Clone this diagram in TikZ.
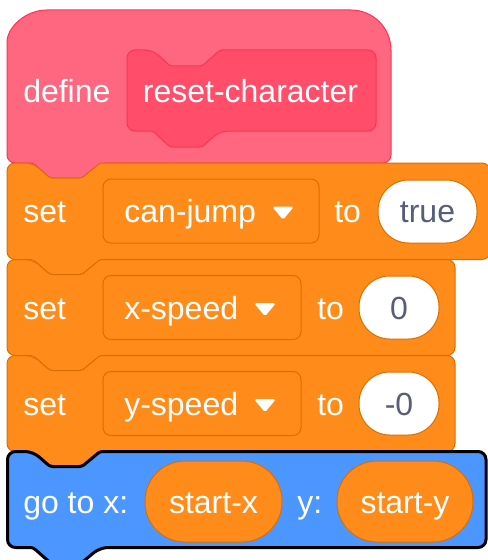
\documentclass[tikz,border=0pt]{standalone}
\usepackage{fontspec}
\setmainfont{Liberation Sans}
\definecolor{pinkF}{HTML}{FF6680}
\definecolor{pinkS}{HTML}{FF3355}
\definecolor{protoF}{HTML}{FF4D6A}
\definecolor{orF}{HTML}{FF8C1A}
\definecolor{orS}{HTML}{DB6E00}
\definecolor{blF}{HTML}{4C97FF}
\definecolor{valT}{HTML}{575E75}
\newcommand{\blkpath}[4]{(#1,{(#2+#4)/2}) [rounded corners=6pt] -- (#1,#2) -- (33,#2) [rounded corners=2pt] -- (50,#2+15) -- (82,#2+15) -- (100,#2) [rounded corners=6pt] -- (#3,#2) -- (#3,#4) -- (100,#4) [rounded corners=2pt] -- (82,#4+15) -- (50,#4+15) -- (33,#4) [rounded corners=6pt] -- (#1,#4) -- cycle}
\tikzset{
  lbl/.style={font=\fontsize{24}{28}\selectfont, text=white, inner sep=0pt, anchor=base west},
  vlbl/.style={font=\fontsize{24}{28}\selectfont, text=valT, inner sep=0pt, anchor=base},
  orblk/.style={fill=orF, draw=orS, line width=0.75pt},
  ddbox/.style={fill=orF, draw=orS, line width=0.75pt, rounded corners=6pt},
  ddtri/.style={fill=white, draw=white, line width=0.75pt, rounded corners=1pt},
  valoval/.style={fill=white, draw=orS, line width=0.75pt, rounded corners=23pt},
  repoval/.style={fill=orF, draw=orS, line width=0.75pt, rounded corners=30pt},
}
\begin{document}
\begin{tikzpicture}[x=0.75pt, y=-0.75pt]
\useasboundingbox (0,0) rectangle (488,560);
% define hat block
\draw[fill=pinkF, draw=pinkS, line width=0.75pt] (7,50) arc[start angle=180, end angle=270, radius=40] -- (351,10) arc[start angle=270, end angle=360, radius=40] [rounded corners=6pt] -- (391,163) -- (100,163) [rounded corners=2pt] -- (82,178) -- (50,178) -- (33,163) [rounded corners=6pt] -- (7,163) -- cycle;
\draw[fill=protoF, draw=pinkS, line width=0.75pt] (127,90) [rounded corners=6pt] -- (127,50) -- (153,50) [rounded corners=2pt] -- (170,66) -- (202,66) -- (220,50) [rounded corners=6pt] -- (376,50) -- (376,131) -- (220,131) [rounded corners=2pt] -- (202,147) -- (170,147) -- (153,131) [rounded corners=6pt] -- (127,131) -- cycle;
\node[lbl] (def) at (23,102.5) {define};
\node[lbl, anchor=base] (proc) at (250.5,102.5) {reset-character};
% block 1
\draw[orblk] \blkpath{7}{163}{490}{259.5};
\draw[ddbox] (103,179) rectangle (319,243);
\draw[ddtri] (273,207) -- (293,207) -- (283,219) -- cycle;
\node[lbl] (set1) at (23,222.5) {set};
\node[lbl] (var1) at (124,222.5) {can-jump};
\node[lbl] (to1) at (334,222.5) {to};
\draw[valoval] (378,180) rectangle (477,243);
\node[vlbl] (val1) at (427.5,222.5) {true};
% block 2
\draw[orblk] \blkpath{7}{259.5}{455}{355.5};
\draw[ddbox] (103,275.5) rectangle (301,339.5);
\draw[ddtri] (255,303.5) -- (275,303.5) -- (265,315.5) -- cycle;
\node[lbl] (set2) at (23,319) {set};
\node[lbl] (var2) at (124,319) {x-speed};
\node[lbl] (to2) at (317,319) {to};
\draw[valoval] (359,276) rectangle (439,339);
\node[vlbl] (val2) at (399,319) {0};
% block 3
\draw[orblk] \blkpath{7}{355.5}{455}{451.5};
\draw[ddbox] (103,371.5) rectangle (301,435.5);
\draw[ddtri] (255,399.5) -- (275,399.5) -- (265,411.5) -- cycle;
\node[lbl] (set3) at (23,415) {set};
\node[lbl] (var3) at (124,415) {y-speed};
\node[lbl] (to3) at (317,415) {to};
\draw[valoval] (359,372) rectangle (439,435);
\node[vlbl] (val3) at (399,415) {-0};
% block 4 (blue, selected)
\draw[fill=blF, draw=black, line width=2.25pt] \blkpath{7.5}{451.5}{486}{547.5};
\draw[repoval] (145,461) rectangle (282,542);
\draw[repoval] (337,461) rectangle (473,542);
\node[lbl] (goto) at (23,513) {go to x:};
\node[lbl, anchor=base] (sx) at (213.5,513) {start-x};
\node[lbl] (ylab) at (297,513) {y:};
\node[lbl, anchor=base] (sy) at (405,513) {start-y};
\end{tikzpicture}
\end{document}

============================================================

# PROBLEM TO WORK ON
Transcribe the full listing above exactly as it stands, minus the pictures.

# RESPONSE TO THE EXERCISE
Clone this diagram in TikZ.
\documentclass[tikz,border=0pt]{standalone}
\usepackage{fontspec}
\setmainfont{Liberation Sans}
\definecolor{pinkF}{HTML}{FF6680}
\definecolor{pinkS}{HTML}{FF3355}
\definecolor{protoF}{HTML}{FF4D6A}
\definecolor{orF}{HTML}{FF8C1A}
\definecolor{orS}{HTML}{DB6E00}
\definecolor{blF}{HTML}{4C97FF}
\definecolor{valT}{HTML}{575E75}
\newcommand{\blkpath}[4]{(#1,{(#2+#4)/2}) [rounded corners=6pt] -- (#1,#2) -- (33,#2) [rounded corners=2pt] -- (50,#2+15) -- (82,#2+15) -- (100,#2) [rounded corners=6pt] -- (#3,#2) -- (#3,#4) -- (100,#4) [rounded corners=2pt] -- (82,#4+15) -- (50,#4+15) -- (33,#4) [rounded corners=6pt] -- (#1,#4) -- cycle}
\tikzset{
  lbl/.style={font=\fontsize{24}{28}\selectfont, text=white, inner sep=0pt, anchor=base west},
  vlbl/.style={font=\fontsize{24}{28}\selectfont, text=valT, inner sep=0pt, anchor=base},
  orblk/.style={fill=orF, draw=orS, line width=0.75pt},
  ddbox/.style={fill=orF, draw=orS, line width=0.75pt, rounded corners=6pt},
  ddtri/.style={fill=white, draw=white, line width=0.75pt, rounded corners=1pt},
  valoval/.style={fill=white, draw=orS, line width=0.75pt, rounded corners=23pt},
  repoval/.style={fill=orF, draw=orS, line width=0.75pt, rounded corners=30pt},
}
\begin{document}
\begin{tikzpicture}[x=0.75pt, y=-0.75pt]
\useasboundingbox (0,0) rectangle (488,560);
% define hat block
\draw[fill=pinkF, draw=pinkS, line width=0.75pt] (7,50) arc[start angle=180, end angle=270, radius=40] -- (351,10) arc[start angle=270, end angle=360, radius=40] [rounded corners=6pt] -- (391,163) -- (100,163) [rounded corners=2pt] -- (82,178) -- (50,178) -- (33,163) [rounded corners=6pt] -- (7,163) -- cycle;
\draw[fill=protoF, draw=pinkS, line width=0.75pt] (127,90) [rounded corners=6pt] -- (127,50) -- (153,50) [rounded corners=2pt] -- (170,66) -- (202,66) -- (220,50) [rounded corners=6pt] -- (376,50) -- (376,131) -- (220,131) [rounded corners=2pt] -- (202,147) -- (170,147) -- (153,131) [rounded corners=6pt] -- (127,131) -- cycle;
\node[lbl] (def) at (23,102.5) {define};
\node[lbl, anchor=base] (proc) at (250.5,102.5) {reset-character};
% block 1
\draw[orblk] \blkpath{7}{163}{490}{259.5};
\draw[ddbox] (103,179) rectangle (319,243);
\draw[ddtri] (273,207) -- (293,207) -- (283,219) -- cycle;
\node[lbl] (set1) at (23,222.5) {set};
\node[lbl] (var1) at (124,222.5) {can-jump};
\node[lbl] (to1) at (334,222.5) {to};
\draw[valoval] (378,180) rectangle (477,243);
\node[vlbl] (val1) at (427.5,222.5) {true};
% block 2
\draw[orblk] \blkpath{7}{259.5}{455}{355.5};
\draw[ddbox] (103,275.5) rectangle (301,339.5);
\draw[ddtri] (255,303.5) -- (275,303.5) -- (265,315.5) -- cycle;
\node[lbl] (set2) at (23,319) {set};
\node[lbl] (var2) at (124,319) {x-speed};
\node[lbl] (to2) at (317,319) {to};
\draw[valoval] (359,276) rectangle (439,339);
\node[vlbl] (val2) at (399,319) {0};
% block 3
\draw[orblk] \blkpath{7}{355.5}{455}{451.5};
\draw[ddbox] (103,371.5) rectangle (301,435.5);
\draw[ddtri] (255,399.5) -- (275,399.5) -- (265,411.5) -- cycle;
\node[lbl] (set3) at (23,415) {set};
\node[lbl] (var3) at (124,415) {y-speed};
\node[lbl] (to3) at (317,415) {to};
\draw[valoval] (359,372) rectangle (439,435);
\node[vlbl] (val3) at (399,415) {-0};
% block 4 (blue, selected)
\draw[fill=blF, draw=black, line width=2.25pt] \blkpath{7.5}{451.5}{486}{547.5};
\draw[repoval] (145,461) rectangle (282,542);
\draw[repoval] (337,461) rectangle (473,542);
\node[lbl] (goto) at (23,513) {go to x:};
\node[lbl, anchor=base] (sx) at (213.5,513) {start-x};
\node[lbl] (ylab) at (297,513) {y:};
\node[lbl, anchor=base] (sy) at (405,513) {start-y};
\end{tikzpicture}
\end{document}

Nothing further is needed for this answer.